Reference of 40 globally recognised cybersecurity frameworks — NIST CSF, ISO 27001, MITRE ATT&CK, PCI DSS, CMMC, CIS Controls, and more.

Global Cybersecurity Frameworks Reference

Comprehensive reference of 40 globally recognised cybersecurity frameworks — from foundational standards like NIST CSF and ISO 27001 to sector-specific requirements like CMMC (US Federal), NIS2 (EU), and APRA CPS 234 (Australia).

NIST CSF 2.0: The Universal Cybersecurity Risk Management Framework

The NIST Cybersecurity Framework version 2.0, published in February 2024, is the most widely adopted cybersecurity risk management framework globally — used by government agencies, enterprises, and SMBs across all sectors and geographies. Version 2.0 added a sixth function — Govern — to the original five (Identify, Protect, Detect, Respond, Recover), reflecting the elevated role of executive leadership and board oversight in cybersecurity risk management. The Govern function covers organisational context, risk management strategy, cybersecurity supply chain risk management, and roles, responsibilities, and authorities. NIST CSF 2.0 also introduced Community Profiles and Implementation Examples to make the framework more accessible to smaller organisations.

MITRE ATT&CK: The Adversary Behaviour Knowledge Base

MITRE ATT&CK (Adversary Tactics, Techniques, and Common Knowledge) is not a compliance framework — it is a curated knowledge base of real-world adversary behaviour that security teams use for threat modelling, detection engineering, and security assessment. ATT&CK organises observed attacker behaviours into a matrix of 14 tactical categories (the stages of an attack) and over 600 specific techniques and sub-techniques observed in real campaigns. Security teams use ATT&CK to evaluate detection rule coverage (which techniques have detection rules?), design tabletop exercises based on specific threat actor profiles, and communicate about threat scenarios in a standardised language across security functions.

CIS Controls v8 and Implementation Group Prioritisation

The CIS Critical Security Controls version 8 provides 18 prioritised security controls that are organised into three Implementation Groups based on the sophistication and resources of the implementing organisation. IG1 — the essential cyber hygiene controls — consists of 56 Safeguards that every organisation should implement regardless of size or maturity. IG2 adds 74 additional Safeguards for organisations with dedicated security staff and moderate risk profiles. IG3 adds the final 23 Safeguards for sophisticated organisations facing advanced persistent threats. The Implementation Group structure makes CIS Controls an accessible starting point for security programmes at any maturity level.

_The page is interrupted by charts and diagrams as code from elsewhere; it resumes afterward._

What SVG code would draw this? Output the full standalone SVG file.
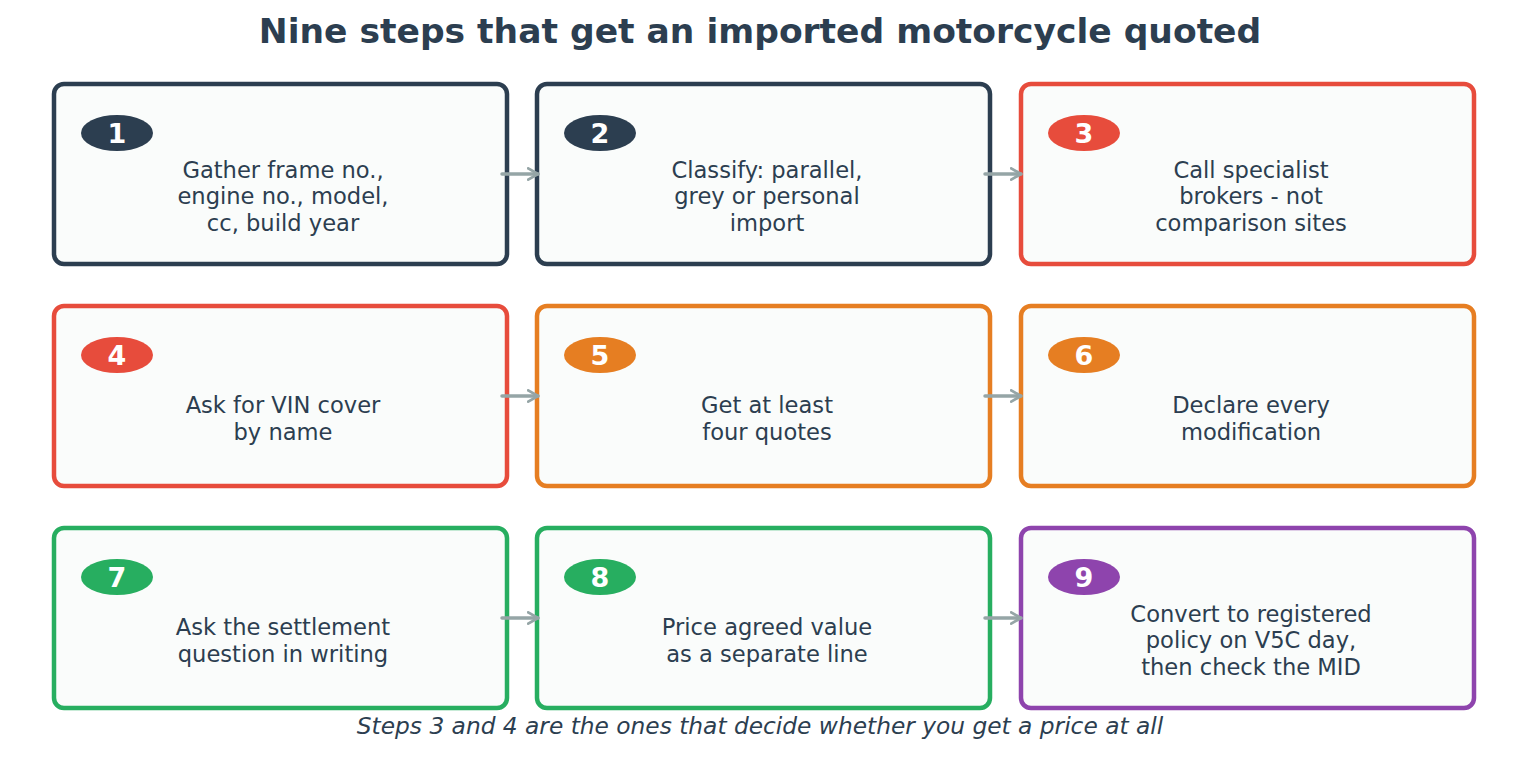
<svg xmlns="http://www.w3.org/2000/svg" width="1520" height="776" viewBox="0 0 1520 776">
<defs>
<marker id="ah" viewBox="0 0 10 10" refX="8" refY="5" markerWidth="4" markerHeight="4" orient="auto" markerUnits="strokeWidth"><path d="M1,1 L8,5 L1,9" fill="none" stroke="#95a5a6" stroke-width="2" stroke-linecap="round" stroke-linejoin="round"/></marker>
</defs>
<style>
text{font-family:"DejaVu Sans",Verdana,sans-serif;fill:#2c3e50}
.box{fill:#fafcfb;stroke-width:4.5}
.t{font-size:22.6px;text-anchor:middle}
.n{font-size:27px;font-weight:bold;fill:#fff;text-anchor:middle}
.c{stroke:#95a5a6;stroke-width:3.5;fill:none;stroke-linecap:round}
</style>
<rect width="1520" height="776" fill="#fff"/>
<text x="760" y="43" font-size="34.5" font-weight="bold" text-anchor="middle">Nine steps that get an imported motorcycle quoted</text>
<g id="n1"><rect class="box" x="54" y="84" width="453" height="180" rx="10" stroke="#2c3e50"/><ellipse cx="117" cy="133" rx="36" ry="18" fill="#2c3e50"/><text class="n" x="117" y="143">1</text><text class="t" x="283" y="178">Gather frame no.,</text><text class="t" x="283" y="204">engine no., model,</text><text class="t" x="283" y="231">cc, build year</text></g>
<g id="n2"><rect class="box" x="537" y="84" width="453" height="180" rx="10" stroke="#2c3e50"/><ellipse cx="600" cy="133" rx="36" ry="18" fill="#2c3e50"/><text class="n" x="600" y="143">2</text><text class="t" x="767" y="178">Classify: parallel,</text><text class="t" x="767" y="204">grey or personal</text><text class="t" x="767" y="231">import</text></g>
<g id="n3"><rect class="box" x="1021" y="84" width="453" height="180" rx="10" stroke="#e74c3c"/><ellipse cx="1084" cy="133" rx="36" ry="18" fill="#e74c3c"/><text class="n" x="1084" y="143">3</text><text class="t" x="1251" y="178">Call specialist</text><text class="t" x="1251" y="204">brokers - not</text><text class="t" x="1251" y="231">comparison sites</text></g>
<g id="n4"><rect class="box" x="54" y="306" width="453" height="180" rx="10" stroke="#e74c3c"/><ellipse cx="117" cy="355" rx="36" ry="18" fill="#e74c3c"/><text class="n" x="117" y="365">4</text><text class="t" x="283" y="413">Ask for VIN cover</text><text class="t" x="283" y="440">by name</text></g>
<g id="n5"><rect class="box" x="537" y="306" width="453" height="180" rx="10" stroke="#e67e22"/><ellipse cx="600" cy="355" rx="36" ry="18" fill="#e67e22"/><text class="n" x="600" y="365">5</text><text class="t" x="767" y="413">Get at least</text><text class="t" x="767" y="440">four quotes</text></g>
<g id="n6"><rect class="box" x="1021" y="306" width="453" height="180" rx="10" stroke="#e67e22"/><ellipse cx="1084" cy="355" rx="36" ry="18" fill="#e67e22"/><text class="n" x="1084" y="365">6</text><text class="t" x="1251" y="413">Declare every</text><text class="t" x="1251" y="440">modification</text></g>
<g id="n7"><rect class="box" x="54" y="528" width="453" height="180" rx="10" stroke="#27ae60"/><ellipse cx="117" cy="577" rx="36" ry="18" fill="#27ae60"/><text class="n" x="117" y="587">7</text><text class="t" x="283" y="635">Ask the settlement</text><text class="t" x="283" y="662">question in writing</text></g>
<g id="n8"><rect class="box" x="537" y="528" width="453" height="180" rx="10" stroke="#27ae60"/><ellipse cx="600" cy="577" rx="36" ry="18" fill="#27ae60"/><text class="n" x="600" y="587">8</text><text class="t" x="767" y="635">Price agreed value</text><text class="t" x="767" y="662">as a separate line</text></g>
<g id="n9"><rect class="box" x="1021" y="528" width="453" height="180" rx="10" stroke="#8e44ad"/><ellipse cx="1084" cy="577" rx="36" ry="18" fill="#8e44ad"/><text class="n" x="1084" y="587">9</text><text class="t" x="1251" y="622">Convert to registered</text><text class="t" x="1251" y="648">policy on V5C day,</text><text class="t" x="1251" y="675">then check the MID</text></g>
<g id="connectors">
<line class="c" x1="502" y1="174" x2="538" y2="174" marker-end="url(#ah)"/>
<line class="c" x1="985" y1="174" x2="1021" y2="174" marker-end="url(#ah)"/>
<line class="c" x1="502" y1="396" x2="538" y2="396" marker-end="url(#ah)"/>
<line class="c" x1="985" y1="396" x2="1021" y2="396" marker-end="url(#ah)"/>
<line class="c" x1="502" y1="618" x2="538" y2="618" marker-end="url(#ah)"/>
<line class="c" x1="985" y1="618" x2="1021" y2="618" marker-end="url(#ah)"/>
</g>
<text x="760" y="734" font-size="23.3" font-style="italic" text-anchor="middle">Steps 3 and 4 are the ones that decide whether you get a price at all</text>
</svg>
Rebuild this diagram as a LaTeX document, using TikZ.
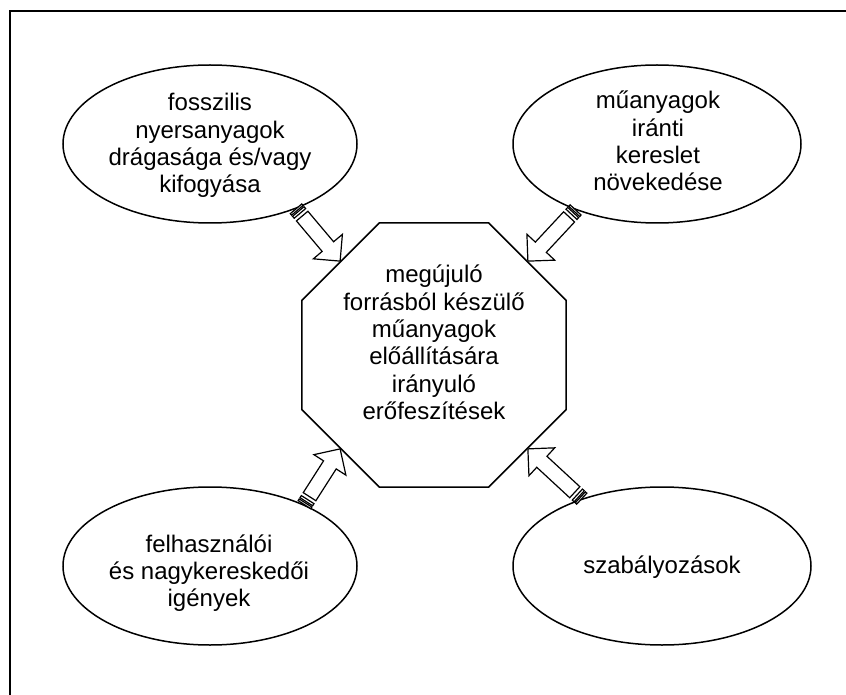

EU NIS2 and CMMC 2.0: Regional and Sector-Specific Requirements

Beyond universal frameworks like NIST CSF and ISO 27001, organisations in regulated sectors or geographies must comply with sector-specific requirements. NIS2 (EU Network and Information Systems Directive 2) entered into force in January 2023 and required member state transposition by October 2024 — expanding the scope of cybersecurity obligations to cover essential and important entities across 18 sectors including energy, transport, banking, healthcare, and digital infrastructure. CMMC 2.0 (Cybersecurity Maturity Model Certification) is the US Department of Defense's mandatory certification programme for defense contractors — requiring Level 1 self-assessment for all DoD prime and subcontractors handling Federal Contract Information.